TCP a stateful protocol since parties must remember what state the other is in, and what bytes the other has. Hence the TCP state diagram.
In contrast, UDP is a stateless protocol. Neither endpoint retains any notion of state. (Though as always, the encapsulated information could be used for stateful purposes.)
Here is a nice explanation :
Consider the phone service to be TCP and consider your relationship with distant family members to be HTTP. You will contact them with the phone service. Each call to them would be a stateful TCP connection. However, you don't constantly stay on the phone with them, as you will disconnect and call them back again at a later time. You would certainly expect them to remember what you talked about on the last call. HTTP in itself does not do that, but it is rather a function of the web server that maintains the state of the overall converstation.

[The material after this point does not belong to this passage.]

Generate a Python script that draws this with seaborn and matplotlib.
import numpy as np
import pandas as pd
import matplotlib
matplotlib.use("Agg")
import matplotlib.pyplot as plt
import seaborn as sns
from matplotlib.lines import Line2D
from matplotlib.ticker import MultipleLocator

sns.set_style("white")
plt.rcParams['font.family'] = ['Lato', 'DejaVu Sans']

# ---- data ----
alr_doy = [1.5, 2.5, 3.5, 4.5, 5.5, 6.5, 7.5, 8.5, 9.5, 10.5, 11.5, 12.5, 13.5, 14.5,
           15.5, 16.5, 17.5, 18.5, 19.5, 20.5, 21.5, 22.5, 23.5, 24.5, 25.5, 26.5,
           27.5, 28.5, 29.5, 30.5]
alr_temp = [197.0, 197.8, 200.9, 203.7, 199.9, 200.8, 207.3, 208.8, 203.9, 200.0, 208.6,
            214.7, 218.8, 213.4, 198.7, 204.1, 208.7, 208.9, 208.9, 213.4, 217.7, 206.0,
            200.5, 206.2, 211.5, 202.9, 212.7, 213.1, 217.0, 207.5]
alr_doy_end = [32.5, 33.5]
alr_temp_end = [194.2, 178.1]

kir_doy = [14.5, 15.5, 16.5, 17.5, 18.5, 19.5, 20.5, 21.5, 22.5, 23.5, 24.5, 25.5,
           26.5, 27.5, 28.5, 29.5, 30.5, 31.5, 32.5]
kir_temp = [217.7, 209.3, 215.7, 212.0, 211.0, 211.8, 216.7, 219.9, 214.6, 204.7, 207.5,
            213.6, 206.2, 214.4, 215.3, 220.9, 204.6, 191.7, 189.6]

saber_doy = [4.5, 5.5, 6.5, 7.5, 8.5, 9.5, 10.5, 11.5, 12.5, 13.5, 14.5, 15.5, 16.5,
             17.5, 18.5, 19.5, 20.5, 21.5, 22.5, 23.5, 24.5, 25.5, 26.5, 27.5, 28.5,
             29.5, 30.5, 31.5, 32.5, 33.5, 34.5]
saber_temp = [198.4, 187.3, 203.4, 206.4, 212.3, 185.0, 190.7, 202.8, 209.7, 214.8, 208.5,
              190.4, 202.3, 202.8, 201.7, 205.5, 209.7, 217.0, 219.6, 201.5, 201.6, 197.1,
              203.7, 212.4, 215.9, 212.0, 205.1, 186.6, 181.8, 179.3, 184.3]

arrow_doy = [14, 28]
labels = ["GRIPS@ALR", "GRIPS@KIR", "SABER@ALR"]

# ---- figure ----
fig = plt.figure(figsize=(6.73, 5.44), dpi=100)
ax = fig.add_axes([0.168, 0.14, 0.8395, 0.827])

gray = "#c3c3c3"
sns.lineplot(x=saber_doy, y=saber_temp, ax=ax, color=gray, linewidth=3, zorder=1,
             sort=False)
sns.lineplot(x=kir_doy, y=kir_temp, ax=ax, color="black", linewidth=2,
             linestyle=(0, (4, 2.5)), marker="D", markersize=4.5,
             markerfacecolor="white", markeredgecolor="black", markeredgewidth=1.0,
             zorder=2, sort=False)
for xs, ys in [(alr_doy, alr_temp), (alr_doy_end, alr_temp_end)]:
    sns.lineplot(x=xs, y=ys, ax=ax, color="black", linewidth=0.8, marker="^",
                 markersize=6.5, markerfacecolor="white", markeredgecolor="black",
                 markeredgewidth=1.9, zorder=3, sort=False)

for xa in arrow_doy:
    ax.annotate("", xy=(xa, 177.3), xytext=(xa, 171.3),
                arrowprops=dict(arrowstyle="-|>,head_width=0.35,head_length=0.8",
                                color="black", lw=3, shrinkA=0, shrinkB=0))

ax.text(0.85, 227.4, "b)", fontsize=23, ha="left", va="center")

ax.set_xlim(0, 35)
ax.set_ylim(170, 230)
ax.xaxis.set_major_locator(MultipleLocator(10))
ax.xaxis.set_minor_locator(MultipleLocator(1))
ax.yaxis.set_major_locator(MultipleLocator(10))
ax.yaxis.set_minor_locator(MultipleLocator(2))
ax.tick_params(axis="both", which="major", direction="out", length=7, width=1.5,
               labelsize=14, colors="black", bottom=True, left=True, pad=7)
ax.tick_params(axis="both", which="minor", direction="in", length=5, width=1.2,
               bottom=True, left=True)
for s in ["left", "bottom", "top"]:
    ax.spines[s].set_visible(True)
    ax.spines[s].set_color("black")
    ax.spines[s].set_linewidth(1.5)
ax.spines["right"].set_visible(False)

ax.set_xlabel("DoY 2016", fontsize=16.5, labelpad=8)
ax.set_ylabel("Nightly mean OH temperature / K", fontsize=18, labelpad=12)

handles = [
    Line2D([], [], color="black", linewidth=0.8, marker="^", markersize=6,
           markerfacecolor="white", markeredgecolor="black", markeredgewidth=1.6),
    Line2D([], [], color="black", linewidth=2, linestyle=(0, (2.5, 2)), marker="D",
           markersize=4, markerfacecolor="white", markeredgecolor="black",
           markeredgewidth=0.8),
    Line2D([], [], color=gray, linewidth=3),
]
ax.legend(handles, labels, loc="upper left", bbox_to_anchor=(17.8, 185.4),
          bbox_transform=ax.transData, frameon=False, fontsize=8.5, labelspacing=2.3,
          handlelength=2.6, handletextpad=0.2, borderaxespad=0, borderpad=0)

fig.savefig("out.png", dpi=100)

To properly answer the question, we need the concept of a stateless protocol used to manage external stateful resources. Section 2.4 of http://laurel.datsi.fi.upm.es/_media/docencia/asignaturas/ws-modelingresources.pdf is about a service that implements such a protocol:
A Service that acts upon stateful resources may be described
“stateless” if it delegates responsibility for the management of the
state to another component such as a database or file system. ... A
consequence of statelessness is that any dynamic state needed for a
given message-exchange execution must be:
provided explicitly within the request message, whether directly by-value or indirectly by-reference, and/or
maintained implicitly within other system components with which the Web service can interact.
So, the http protocol is stateless, if we consider that the files that are served, the database that is accessed, etc. are separated from the implementation of the protocol itself. A service (which implements a protocol) that is stateless in relation with both sides taken together might not appear stateless on each side, because the other side can carry a state.